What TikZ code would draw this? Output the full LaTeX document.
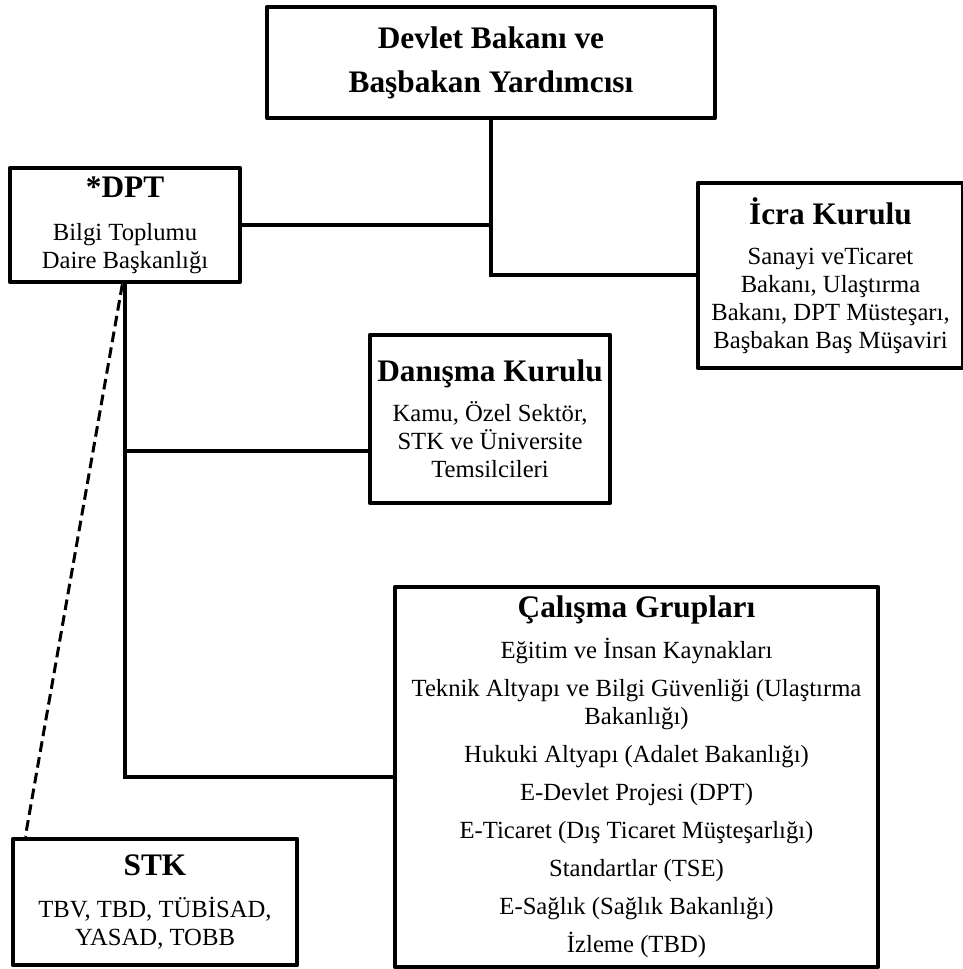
\documentclass[tikz,border=0pt]{standalone}
\usepackage{fontspec}
\setmainfont{Liberation Serif}
\usetikzlibrary{calc}

\newcommand{\kutubaslik}[1]{{\bfseries\fontsize{23.5}{26}\selectfont #1}}

\begin{document}
\begin{tikzpicture}[x=0.75pt,y=0.75pt,yscale=-1,xscale=1,
  kutu/.style={draw,line width=3.5pt,line join=round,inner sep=0pt,align=center,
    font=\fontsize{18.5}{21}\selectfont},
  hat/.style={line width=3pt},
  kesik/.style={line width=2.25pt,dash pattern={on 8pt off 4pt}}]
%set diagram to the size of the page
\useasboundingbox (0,0) rectangle (962,969);

%Shape: Rectangle [top]
\node (bakan) [kutu,minimum width=336pt,minimum height=83.25pt,
  font=\bfseries\fontsize{23.5}{30}\selectfont] at (491,62.5)
  {Devlet Bakanı ve\\[3pt]Başbakan Yardımcısı};
%Shape: Rectangle [dpt]
\node (dpt) [kutu,minimum width=172.5pt,minimum height=85.5pt] at (125,225)
  {\kutubaslik{*DPT}\\[11pt]Bilgi Toplumu\\Daire Başkanlığı};
%Shape: Rectangle [icra]
\node (icra) [kutu,minimum width=198.75pt,minimum height=138.75pt] at (830.5,275.5)
  {\kutubaslik{İcra Kurulu}\\[9pt]Sanayi veTicaret\\Bakanı, Ulaştırma\\Bakanı, DPT Müsteşarı,\\Başbakan Baş Müşaviri};
%Shape: Rectangle [danisma]
\node (danisma) [kutu,minimum width=180pt,minimum height=126pt] at (490,419)
  {\kutubaslik{Danışma Kurulu}\\[9pt]Kamu, Özel Sektör,\\STK ve Üniversite\\Temsilcileri};
%Shape: Rectangle [calisma]
\node (calisma) [kutu,minimum width=362.25pt,minimum height=285pt] at (636.5,777)
  {\kutubaslik{Çalışma Grupları}\\[10pt]Eğitim ve İnsan Kaynakları\\[7.5pt]
   Teknik Altyapı ve Bilgi Güvenliği (Ulaştırma\\Bakanlığı)\\[7.5pt]
   Hukuki Altyapı (Adalet Bakanlığı)\\[7.5pt]
   E-Devlet Projesi (DPT)\\[7.5pt]
   E-Ticaret (Dış Ticaret Müşteşarlığı)\\[7.5pt]
   Standartlar (TSE)\\[7.5pt]
   E-Sağlık (Sağlık Bakanlığı)\\[7.5pt]
   İzleme (TBD)};
%Shape: Rectangle [stk]
\node (stk) [kutu,minimum width=213pt,minimum height=94.5pt] at (155,902)
  {\kutubaslik{STK}\\[10.5pt]TBV, TBD, TÜBİSAD,\\YASAD, TOBB};

%Straight Lines
\draw [hat] (bakan.south) |- (icra.west);
\draw [hat] (dpt.east) -- (dpt.east -| bakan.south);
\draw [hat] (dpt.south) |- (calisma.west);
\draw [hat] ([yshift=24pt]danisma.west) -- ([yshift=24pt]danisma.west -| dpt.south);
%Dashed Line
\draw [kesik] ([xshift=-2pt]dpt.south) -- ([xshift=11pt]stk.north west);

\end{tikzpicture}
\end{document}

========

WHAT TO WORK ON: Repeat the data above exactly, but not the pictures.

CORRECT RESPONSE:
What TikZ code would draw this? Output the full LaTeX document.
\documentclass[tikz,border=0pt]{standalone}
\usepackage{fontspec}
\setmainfont{Liberation Serif}
\usetikzlibrary{calc}

\newcommand{\kutubaslik}[1]{{\bfseries\fontsize{23.5}{26}\selectfont #1}}

\begin{document}
\begin{tikzpicture}[x=0.75pt,y=0.75pt,yscale=-1,xscale=1,
  kutu/.style={draw,line width=3.5pt,line join=round,inner sep=0pt,align=center,
    font=\fontsize{18.5}{21}\selectfont},
  hat/.style={line width=3pt},
  kesik/.style={line width=2.25pt,dash pattern={on 8pt off 4pt}}]
%set diagram to the size of the page
\useasboundingbox (0,0) rectangle (962,969);

%Shape: Rectangle [top]
\node (bakan) [kutu,minimum width=336pt,minimum height=83.25pt,
  font=\bfseries\fontsize{23.5}{30}\selectfont] at (491,62.5)
  {Devlet Bakanı ve\\[3pt]Başbakan Yardımcısı};
%Shape: Rectangle [dpt]
\node (dpt) [kutu,minimum width=172.5pt,minimum height=85.5pt] at (125,225)
  {\kutubaslik{*DPT}\\[11pt]Bilgi Toplumu\\Daire Başkanlığı};
%Shape: Rectangle [icra]
\node (icra) [kutu,minimum width=198.75pt,minimum height=138.75pt] at (830.5,275.5)
  {\kutubaslik{İcra Kurulu}\\[9pt]Sanayi veTicaret\\Bakanı, Ulaştırma\\Bakanı, DPT Müsteşarı,\\Başbakan Baş Müşaviri};
%Shape: Rectangle [danisma]
\node (danisma) [kutu,minimum width=180pt,minimum height=126pt] at (490,419)
  {\kutubaslik{Danışma Kurulu}\\[9pt]Kamu, Özel Sektör,\\STK ve Üniversite\\Temsilcileri};
%Shape: Rectangle [calisma]
\node (calisma) [kutu,minimum width=362.25pt,minimum height=285pt] at (636.5,777)
  {\kutubaslik{Çalışma Grupları}\\[10pt]Eğitim ve İnsan Kaynakları\\[7.5pt]
   Teknik Altyapı ve Bilgi Güvenliği (Ulaştırma\\Bakanlığı)\\[7.5pt]
   Hukuki Altyapı (Adalet Bakanlığı)\\[7.5pt]
   E-Devlet Projesi (DPT)\\[7.5pt]
   E-Ticaret (Dış Ticaret Müşteşarlığı)\\[7.5pt]
   Standartlar (TSE)\\[7.5pt]
   E-Sağlık (Sağlık Bakanlığı)\\[7.5pt]
   İzleme (TBD)};
%Shape: Rectangle [stk]
\node (stk) [kutu,minimum width=213pt,minimum height=94.5pt] at (155,902)
  {\kutubaslik{STK}\\[10.5pt]TBV, TBD, TÜBİSAD,\\YASAD, TOBB};

%Straight Lines
\draw [hat] (bakan.south) |- (icra.west);
\draw [hat] (dpt.east) -- (dpt.east -| bakan.south);
\draw [hat] (dpt.south) |- (calisma.west);
\draw [hat] ([yshift=24pt]danisma.west) -- ([yshift=24pt]danisma.west -| dpt.south);
%Dashed Line
\draw [kesik] ([xshift=-2pt]dpt.south) -- ([xshift=11pt]stk.north west);

\end{tikzpicture}
\end{document}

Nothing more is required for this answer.